Hardcover nonfiction:
1. Lessons from the Heartland, by Barbara Miner
2. Going Clear, by Lawrence Wright
3. My Beloved World, by Sonia Sotomayor
4. The Wheat Belly Cookbook, by William Davis
5. Wheat Belly, by William Davis

The post-event pop continues in nonfiction, where Barbara Miner takes the top spot. One event that hasn't had legs, however, is Thinner This Year, and I've noticed it hasn't competed well with 2013's crop of diet books, including our double dipping Davis. I honestly don't know why, as Younger Next Year was a true phenom.

Paperback fiction:
1. A Raisin in the Sun, by Lorraine Hansberry
2. Beowulf, by Seamus Heaney
3. The Marriage Plot, by Jeffrey Eugenides
4. The Age of Miracles, by Karen Thompson Walker (event 2/12/13)
5. The Complaints, by Ian Rankin

Our top two are not texts for college but high school. One district here is experimenting with lowering fees and in exchange, having kids buy their books. I have no idea how this is going, but we are grateful for the business, and more than one parent has inadvertently discovered the store. It's fascinating to me that potential Boswell customers often don't believe they are going to like it as much beforehand, and are surprised when they come in.All I can say is that it's pretty heartwarming when we get a new fan.

Paperback nonfiction:
1. Imperfect Spirituality, by Polly Campbell
2. Invisible, by Ruth Silver
3. Schuster's and Gimbels, by Paul Geenen
4. Mo, a Loeys Dietz Syndrome Memoir, by Kate Jurgens
5. Quiet, by Susan Cain

Four of the top five are former events in this category, with the lone non-attendee being Susan Cain's Quiet, just out in paperback. Her book has quietly sold 50 copies at Boswell. Not yet convinced? Read (or listen to) her interview with Audie Cornish on NPR last year.

Children's books:
1. The Giving Tree, by Shel Silverstein
2. Goodnight Moon board book, by Margaret Wise Brown
3. Llama Llama Mad at Mama, by Anna Dewdney
4. Pat the Bunny, by Dorothy Kunhardt
5. The Runaway Bunny, by Margaret Wise Brown

Alas, no pop yet for the Caldecott and Newbery winners. Maybe next week!

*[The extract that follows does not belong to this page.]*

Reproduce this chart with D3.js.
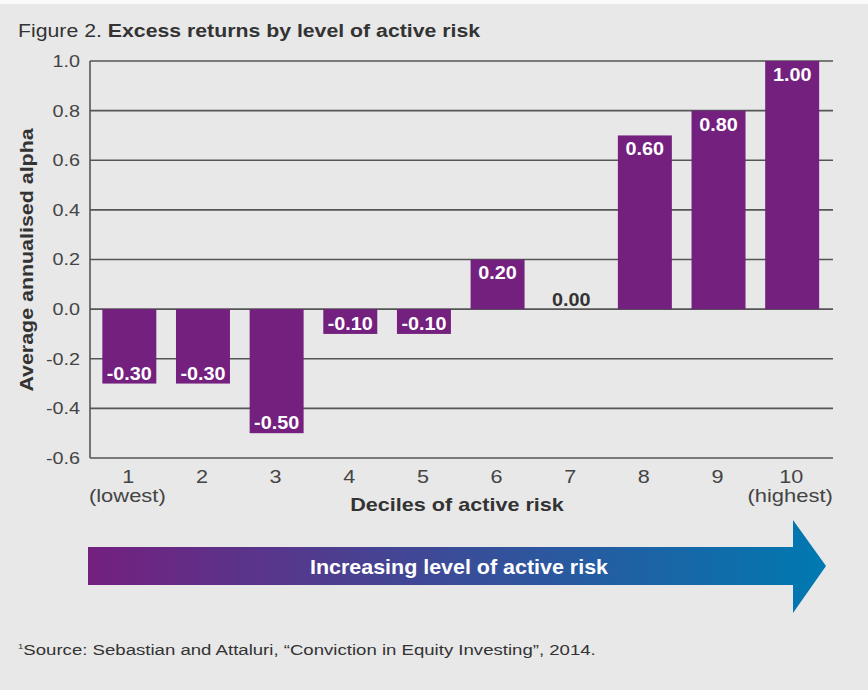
<!DOCTYPE html>
<html>
<head>
<meta charset="utf-8">
<script src="https://cdn.jsdelivr.net/npm/d3@7"></script>
<style>
  body { margin: 0; background: #e8e8e8; }
  svg { display: block; font-family: "Liberation Sans", Arial, sans-serif; }
</style>
</head>
<body>
<svg width="868" height="690" class="chart"></svg>
<script>
var deciles = ["1", "2", "3", "4", "5", "6", "7", "8", "9", "10"];
var subLabels = ["(lowest)", "", "", "", "", "", "", "", "", "(highest)"];
// bar heights as drawn in the figure (decile 8 is drawn at 0.7 but labelled 0.60)
var barHeights = [-0.30, -0.30, -0.50, -0.10, -0.10, 0.20, 0.00, 0.70, 0.80, 1.00];
var barLabels = ["-0.30", "-0.30", "-0.50", "-0.10", "-0.10", "0.20", "0.00", "0.60", "0.80", "1.00"];
var yTicks = [-0.6, -0.4, -0.2, 0.0, 0.2, 0.4, 0.6, 0.8, 1.0];

var svg = d3.select(".chart");
var purple = "#74207f", blue = "#0079b1", ink = "#333";
var sx = 1.2; // the source font is wider than Liberation Sans

svg.append("rect").attr("width", 868).attr("height", 4).attr("fill", "#fafafa");

// title
var title = svg.append("text")
  .attr("transform", "translate(18,37) scale(1.15,1)")
  .attr("font-size", 18.5).attr("fill", ink);
title.append("tspan").text("Figure 2. ");
title.append("tspan").attr("font-weight", "bold").text("Excess returns by level of active risk");

var x = d3.scaleBand().domain(deciles).range([92.5, 829])
  .paddingInner(0.267).paddingOuter(0.1335);
var y = d3.scaleLinear().domain([-0.6, 1.0]).range([458, 61]);
var left = 90, right = 833;

var fmt = function(d) { return d.toFixed(1); };
var cx = function(i) { return x(deciles[i]) + x.bandwidth() / 2; };

// grid lines
svg.selectAll(".grid").data(yTicks).enter().append("line")
  .attr("class", "grid")
  .attr("x1", left).attr("x2", right)
  .attr("y1", function(d) { return y(d); })
  .attr("y2", function(d) { return y(d); })
  .attr("stroke", "#555").attr("stroke-width", 1.6);

svg.append("line").attr("x1", left).attr("x2", left)
  .attr("y1", y(1.0)).attr("y2", y(-0.6))
  .attr("stroke", "#555").attr("stroke-width", 1.6);

// y axis labels
svg.selectAll(".ytick").data(yTicks).enter().append("text")
  .attr("class", "ytick")
  .attr("transform", function(d) { return "translate(80," + y(d) + ") scale(" + sx + ",1)"; })
  .attr("dy", "0.36em").attr("text-anchor", "end")
  .attr("font-size", 16.5).attr("fill", "#444")
  .text(fmt);

svg.append("text")
  .attr("transform", "translate(33,260) rotate(-90) scale(1.19,1)")
  .attr("text-anchor", "middle").attr("font-size", 18)
  .attr("font-weight", "bold").attr("fill", ink)
  .text("Average annualised alpha");

// bars
svg.selectAll(".bar").data(barHeights).enter().append("rect")
  .attr("class", "bar")
  .attr("x", function(d, i) { return x(deciles[i]); })
  .attr("width", x.bandwidth())
  .attr("y", function(d) { return y(Math.max(0, d)); })
  .attr("height", function(d) { return Math.abs(y(d) - y(0)); })
  .attr("fill", purple);

svg.selectAll(".val").data(barHeights).enter().append("text")
  .attr("class", "val")
  .attr("transform", function(d, i) {
    var ty;
    if (d > 0) ty = y(d) + 13.5;
    else if (d < 0) ty = y(d) - 10.5;
    else ty = y(0) - 10;
    return "translate(" + cx(i) + "," + ty + ") scale(1.1,1)";
  })
  .attr("dy", "0.36em").attr("text-anchor", "middle")
  .attr("font-size", 18).attr("font-weight", "bold")
  .attr("fill", function(d) { return d === 0 ? ink : "#fff"; })
  .text(function(d, i) { return barLabels[i]; });

// x axis labels
svg.selectAll(".xtick").data(deciles).enter().append("text")
  .attr("class", "xtick")
  .attr("transform", function(d, i) { return "translate(" + (cx(i) - 1) + ",483) scale(" + sx + ",1)"; })
  .attr("text-anchor", "middle")
  .attr("font-size", 18).attr("fill", "#444")
  .text(function(d) { return d; });

svg.selectAll(".xsub").data(subLabels).enter().append("text")
  .attr("class", "xsub")
  .attr("transform", function(d, i) { return "translate(" + (cx(i) - 2) + ",502) scale(1.22,1)"; })
  .attr("text-anchor", "middle")
  .attr("font-size", 18).attr("fill", "#444")
  .text(function(d) { return d; });

svg.append("text")
  .attr("transform", "translate(457,511) scale(1.2,1)")
  .attr("text-anchor", "middle").attr("font-size", 18)
  .attr("font-weight", "bold").attr("fill", ink)
  .text("Deciles of active risk");

// gradient arrow
var grad = svg.append("defs").append("linearGradient")
  .attr("id", "arrowGrad").attr("gradientUnits", "userSpaceOnUse")
  .attr("x1", 88).attr("x2", 826).attr("y1", 0).attr("y2", 0);
grad.append("stop").attr("offset", "0%").attr("stop-color", purple);
grad.append("stop").attr("offset", "100%").attr("stop-color", blue);

svg.append("path")
  .attr("d", "M88,547 L793,547 L793,520 L826,566 L793,613 L793,585 L88,585 Z")
  .attr("fill", "url(#arrowGrad)");

svg.append("text").attr("x", 459).attr("y", 566).attr("dy", "0.36em")
  .attr("text-anchor", "middle").attr("font-size", 21)
  .attr("font-weight", "bold").attr("fill", "#fff")
  .attr("textLength", 298).attr("lengthAdjust", "spacingAndGlyphs")
  .text("Increasing level of active risk");

// footnote
var foot = svg.append("text")
  .attr("transform", "translate(18,655) scale(1.2,1)")
  .attr("font-size", 15.5).attr("fill", ink);
foot.append("tspan").attr("font-size", 8).attr("dy", -6).text("1");
foot.append("tspan").attr("dy", 6).text("Source: Sebastian and Attaluri, \u201CConviction in Equity Investing\u201D, 2014.");
</script>
</body>
</html>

What might hit next week? In the Journal Sentinel, Chris Foran reviews I Do and I Don't: A History of Marriage in the Movies, by Jeanne Basinger. His take? "After more than a century of exploring the topic, they can't figure out how marriage works either." Read the whole review here.

Jim Higgins has been a fan of Yoko Ogawa since The Housekeeper and the Professor, a book I was also taken by, but I have to say the new collection might be too creepy for me, if not for you. The Higgins rec for the new book? "At the end of Revenge, Ogawa's readers may not quite have the desire, say, to strangle an offending husband and bury him in the garden, but they'll certainly wonder a little more about the state of the mind of the person standing next to them in the line at the bakery."

And don't forget that Eggers is signing at 2 pm, not the later time originally promised.